More than 200 friends of former Penguin CEO and Overlook Press co-founder Peter Mayer gathered in a ballroom at the Grandhotel Hessischer Hof in Frankfurt on Tuesday to remember the late publisher. Mayer, whose legendary publishing career spanned both sides of the Atlantic, passed away in May, at the age of 82.
Born in London and raised in New York, Mayer began his publishing career as an editorial assistant at Orion Press in 1961, then quickly moved to Avon Books, where, over the course of 14 years, he rose to the position of publisher. After serving as publisher of Pocket Books from 1976 to 1978, Pearson chose Mayer to run its troubled Penguin Books division. When he left in 1996, the company had become one of the world’s largest, and most profitable, publishers.
In an interview with PW discussing his departure from Penguin, Mayer said Pearson had wanted him to take a seat on the company board and to oversee some of the conglomerate’s other businesses. “I didn’t want to retire as a corporate executive, but as a book publisher,” said Mayer, who was 60 at the time, to PW’s John Baker. Upon Mayer’s exit, Lord Blakenham, Pearson chairman, said the company owed Mayer “an enormous debt of gratitude” for turning what had been largely a money-losing British publisher into a worldwide publishing powerhouse.

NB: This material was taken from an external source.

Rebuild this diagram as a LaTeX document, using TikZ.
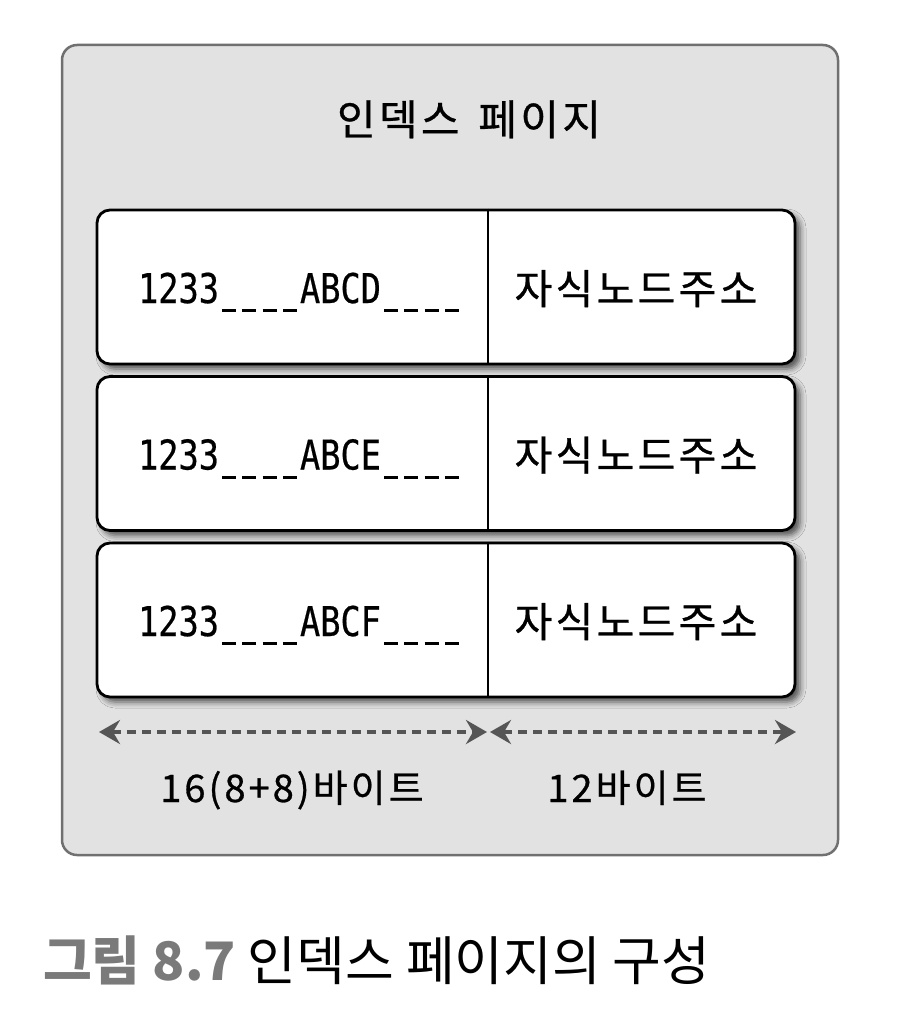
\documentclass[tikz,border=0pt]{standalone}
\usepackage{fontspec}
\setmainfont{Noto Sans CJK KR}
\newfontfamily\dgm[FakeBold=0.7]{Noto Sans CJK KR}
\newfontfamily\monof[FakeStretch=0.82,FakeBold=0.5]{DejaVu Sans Mono}
\usetikzlibrary{shadows.blur,arrows.meta}
\definecolor{pagegray}{HTML}{E2E2E2}
\definecolor{edgegray}{HTML}{707070}
\definecolor{arrgray}{HTML}{555555}
\definecolor{capgray}{HTML}{7A7A7A}
\newcommand\usc{\makebox[20.24pt][c]{\raisebox{-9pt}{\rule{14pt}{3pt}}}}
\begin{document}
\begin{tikzpicture}[x=1pt,y=-1pt,
  pagebox/.style={draw=edgegray,line width=2.5pt,fill=pagegray,rounded corners=15pt},
  rowbox/.style={draw=black,line width=2.8pt,fill=white,rounded corners=13pt,
    minimum width=698pt,minimum height=154pt,inner sep=0pt,
    blur shadow={shadow xshift=5pt,shadow yshift=-5pt,shadow blur radius=6pt,shadow opacity=65}},
  keytxt/.style={font=\monof\fontsize{41}{41}\selectfont,anchor=base,inner sep=0pt},
  valtxt/.style={font=\dgm\fontsize{41}{41}\selectfont\addfontfeature{LetterSpace=8},anchor=base,inner sep=0pt},
  lbltxt/.style={font=\dgm\fontsize{38}{38}\selectfont\addfontfeature{LetterSpace=8},anchor=base,inner sep=0pt},
  dimarrow/.style={draw=arrgray,line width=3.5pt,dash pattern=on 9pt off 6pt,
    {Stealth[length=21pt,width=24pt,inset=7pt]}-{Stealth[length=21pt,width=24pt,inset=7pt]}}
]
\useasboundingbox (0,0) rectangle (900,1022);
\fill[white] (0,0) rectangle (900,1022);
\node[pagebox,minimum width=776pt,minimum height=810pt,inner sep=0pt] (page) at (450,450) {};
\node[font=\dgm\fontsize{42}{42}\selectfont\addfontfeature{LetterSpace=8},anchor=base,inner sep=0pt] (title) at (469,135) {인덱스\hspace{6pt} 페이지};

\node[rowbox] (r1) at (446,287) {};
\node[rowbox] (r2) at (446,453.5) {};
\node[rowbox] (r3) at (446,620) {};
\foreach \r in {r1,r2,r3}{
  \draw[line width=1.6pt] ([xshift=42pt]\r.north) -- ([xshift=42pt]\r.south);
}
\node[keytxt] (k1) at (300,303) {1233\usc\usc\usc\usc ABCD\usc\usc\usc\usc};
\node[keytxt] (k2) at (300,469.5) {1233\usc\usc\usc\usc ABCE\usc\usc\usc\usc};
\node[keytxt] (k3) at (300,636) {1233\usc\usc\usc\usc ABCF\usc\usc\usc\usc};
\node[valtxt] (v1) at (636,304) {자식노드주소};
\node[valtxt] (v2) at (636,470.5) {자식노드주소};
\node[valtxt] (v3) at (636,637) {자식노드주소};

\coordinate (a0) at (99,732);
\coordinate (a1) at (487,732);
\coordinate (a2) at (490,732);
\coordinate (a3) at (796,732);
\draw[dimarrow] (a0) -- (a1);
\draw[dimarrow] (a2) -- (a3);
\node[lbltxt] (l1) at (292,802) {16(8+8)바이트};
\node[lbltxt] (l2) at (627,802) {12바이트};

\node[font=\fontsize{53}{53}\selectfont,anchor=base west,inner sep=0pt] (cap) at (43,980)
  {\textcolor{capgray}{\bfseries 그림 8.7} 인덱스 페이지의 구성};
\end{tikzpicture}
\end{document}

At the Hessischer Hof on Tuesday, there were some tears—but mostly smiles and laughs as Mayer’s friends offered tributes and remembrances, recalling his many adventures throughout the world, his publishing acumen, his abiding love of family and friends, his legendary penchant for smoking, and the many careers he helped along in his remarkable life. It doesn’t seem like a Frankfurt Book Fair without him many remarked, recalling Mayer’s surprisingly good German, and his love for the fair.
Kicking off the toasts, Grove Atlantic executive editor George Gibson spoke movingly of Mayer. “It is I feel a luxury when a mentor also becomes one’s great friend,” Gibson said. “You were larger than life, and you loved life to the fullest. You were courageous and opportunistic—Salman Rushdie to Sudoku. Your tastes were wide-ranging—mass-market to art. You were as at home in a corporate corner office as in a fierce independent. And you were indomitable.”
In his toast, Richard Charkin summed up Mayer in a single word: mensch. “He was to me a sort of godfather, I confess,” Charkin said. “I worshiped him, to be honest. And I’ve heard lots of things about him, lots of stories, we all love him, but one word hasn’t come out that I think should be applied—he was a mensch.”